In a future major release of Anchore Enterprise, we will be enabling a strict mode type and data validation for the configuration. This will result in any non-compliant Enterprise deployments failing to boot. For now this is not enforced.

For awareness, validation of your configuration variables and values will occur during system boot. If any configuration fails this validation, a log message mentioning lenient mode will be published. This will be accompanied by details on which entries have failed. To avoid system downtime in a future major release, consider resolving these issues today.

Secret Values

Secret values cannot be read through the API, they will return as the string <redacted> it is however possible to update them. It is not possible to set any secret value to the string <redacted>.

Security Permissions

Config file permissions have not changed, they are editable by the system deployer. API requests to make changes to configuration will only be accepted if coming from an Anchore User with system-admin permissions.

2 - Environment Variables

Environment variable references may be used in the Anchore config.yaml file to set values that need to be configurable during deployment.

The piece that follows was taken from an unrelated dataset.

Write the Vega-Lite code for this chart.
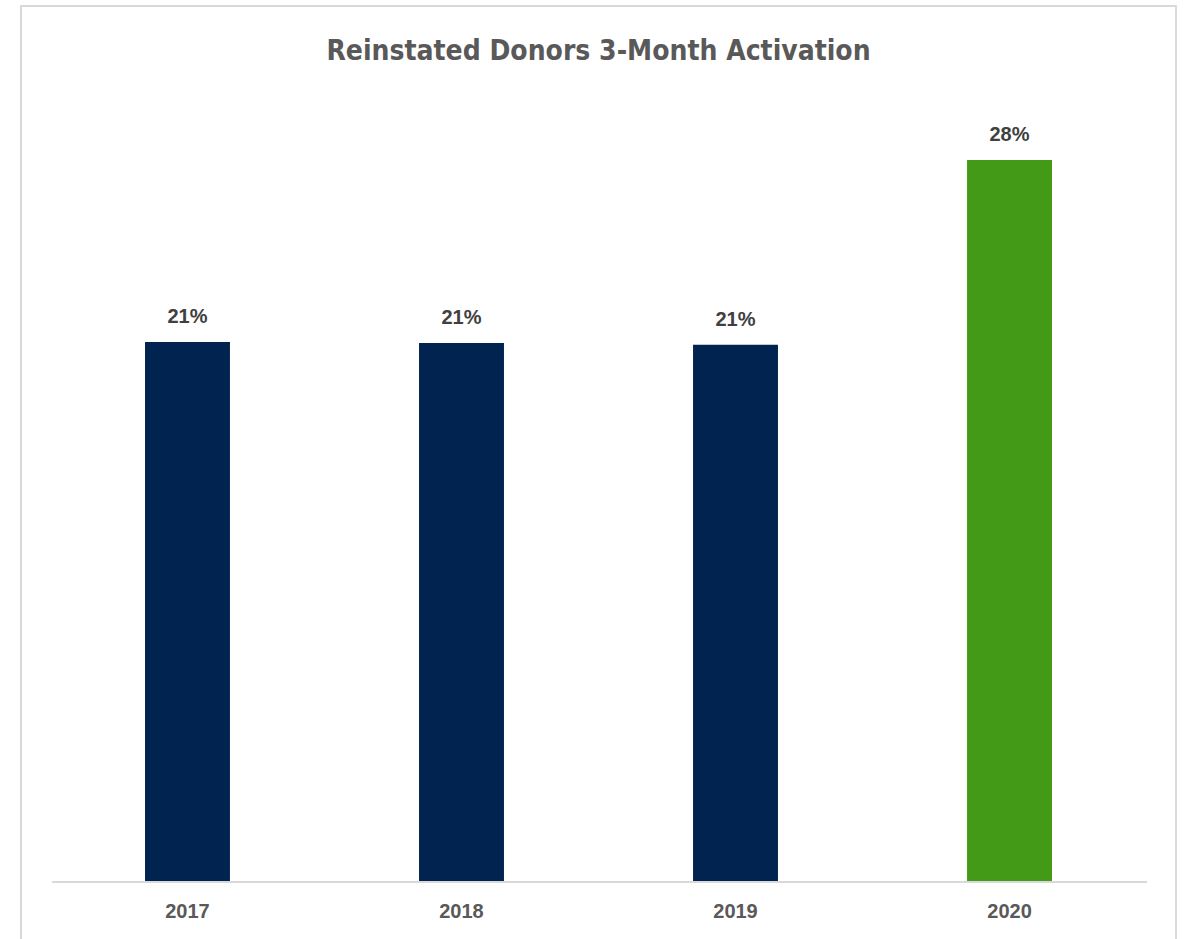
{
  "$schema": "https://vega.github.io/schema/vega-lite/v6.json",
  "autosize": {"type": "none"},
  "padding": {"left": 21, "top": 6, "right": 9, "bottom": 0},
  "width": 1155,
  "height": 934,
  "background": "white",
  "config": {"view": {"stroke": "#d9d9d9", "strokeWidth": 2}},
  "title": {
    "text": "Reinstated Donors 3-Month Activation",
    "font": "'DejaVu Sans Condensed', 'Roboto Condensed', Roboto, sans-serif",
    "fontSize": 28,
    "fontWeight": "bold",
    "color": "#595959",
    "anchor": "middle",
    "baseline": "alphabetic",
    "offset": -82
  },
  "data": {
    "values": [
      {"year": "2017", "rate": 0.2094, "group": "past"},
      {"year": "2018", "rate": 0.2090, "group": "past"},
      {"year": "2019", "rate": 0.2083, "group": "past"},
      {"year": "2020", "rate": 0.2800, "group": "current"}
    ]
  },
  "layer": [
    {
      "mark": {"type": "bar"},
      "encoding": {
        "x": {
          "field": "year",
          "type": "ordinal",
          "scale": {"paddingInner": 0.69, "paddingOuter": 0.4526},
          "axis": {
            "title": null,
            "domain": false,
            "ticks": false,
            "labelAngle": 0,
            "labelFont": "Liberation Sans",
            "labelFontWeight": "bold",
            "labelFontSize": 20,
            "labelColor": "#595959",
            "labelPadding": 19,
            "offset": -58
          }
        },
        "y": {
          "field": "rate",
          "type": "quantitative",
          "scale": {"domain": [-0.0225, 0.3397], "nice": false, "zero": false},
          "axis": null
        },
        "y2": {"datum": 0},
        "color": {
          "field": "group",
          "type": "nominal",
          "scale": {"domain": ["past", "current"], "range": ["#002350", "#439A17"]},
          "legend": null
        }
      }
    },
    {
      "mark": {
        "type": "text",
        "dy": -19,
        "baseline": "alphabetic",
        "font": "Liberation Sans",
        "fontWeight": "bold",
        "fontSize": 20,
        "color": "#404040"
      },
      "encoding": {
        "x": {"field": "year", "type": "ordinal"},
        "y": {"field": "rate", "type": "quantitative"},
        "text": {"field": "rate", "type": "quantitative", "format": ".0%"}
      }
    },
    {
      "mark": {"type": "rule", "color": "#d9d9d9", "strokeWidth": 2},
      "encoding": {
        "x": {"datum": "2017", "type": "ordinal", "bandPosition": -1.094},
        "x2": {"datum": "2020", "bandPosition": 2.118},
        "y": {"datum": 0, "type": "quantitative"}
      }
    }
  ]
}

Using this mechanism a common configuration file can be used with multiple Anchore instances with key values being passed using environment variables.

The config.yaml configuration file is read by Anchore and any references to variables prefixed with ANCHORE will be replaced by the value of the matching environment variable.

For example in the sample configuration file the host_id parameter is set be appending the ANCHORE_HOST_ID variable to the string dockerhostid

host_id: 'dockerhostid-${ANCHORE_HOST_ID}'

Notes:

  1. Only variables prefixed with ANCHORE will be replaced
  2. If an environment variable is referenced in the configuration file but not set in the environment then a warning will be logged
  3. It is recommend to use curly braces, for example ${ANCHORE_PARAM} to avoid potentially ambiguous cases

Passing Environment Variables as a File

Environment Variables may also be passed as a file contained key value pairs.

ANCHORE_HOST_ID=myservice1
ANCHORE_LOG_LEVEL=DEBUG

The system will check for an environment variable named ANCHORE_ENV_FILE if this variable is set then Anchore will attempt to read a file at the location specified in this variable.

The Anchore environment file is read before any other Anchore environment variables so any ANCHORE variables passed in the environment will override the values set in the environment file.